How is that applicable to our situation, Mdm Arbitrator? You know that the penalty issue was not pleaded, and from that you have also heard our complaints that we didn't address any of these issues in the witness statements about what is the commercial justification et cetera. In fact, I flagged it out on the first day of the hearing, to say that if you allow this to happen, in a way there will be some prejudice to us because we couldn't explain this, we didn't show what the subcontractor's rates are et cetera.
Notwithstanding I said all of these things, it is important then to see what happens at the evidentiary hearing, which is that counsel for the [first appellant] did not cross-examine or put the case to the [respondent's] representatives that the clause is a penalty. And given that it is the burden of, number one, the [first appellant] to plead a penalty to put it into issue, and number two, for the [first appellant] to show that it's a penalty, whether expressly or implicitly, that omission is important.
And that omission is why, Mdm Arbitrator, there is no evidence right now before you of what is the commercial back-end relationship that Convexity has with its subcontractors, what are the payment terms with those subcontractors, whether there are certain interest rates for late payment with those subcontractors which are governed by different laws, not necessarily English law, and therefore may have varied interest rates. That is all not before you. It was not put in issue at pleading, it was not tested during the evidentiary hearing. That, therefore, comes to my submission on this point.
You can see that I think it is undisputed; for a ruling on penalty one must look also at the factual circumstances of the case. The burden of pleading and putting those in issue, as we have shown you in our submissions, are under Singapore law which is the lex [s]itus, is on the [first appellant] alleging penalty. In fact, I also understand it's under English law. The reason is because you must give notice of it.

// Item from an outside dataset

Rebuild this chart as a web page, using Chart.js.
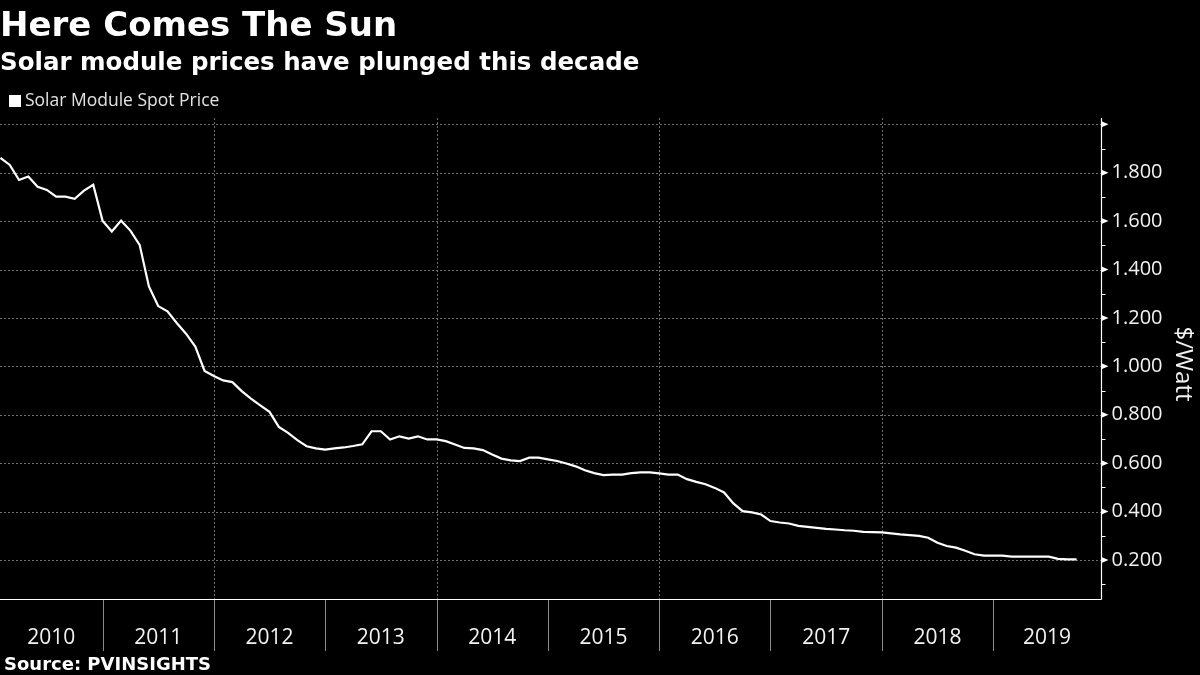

When the [first appellant] does not raise the penalty point, does not cross-examine the [respondent's] witnesses on the penalty point, even though I had expressly said it in the first day of the hearing what it should be asked in a way. It is not right, nor fair, to allow the [first appellant] then to allege that there is no proof and no evidence led at all about any of the circumstances and the commercial circumstances to justify the imposition of either the make-whole amount or the interest when it comes to late payment.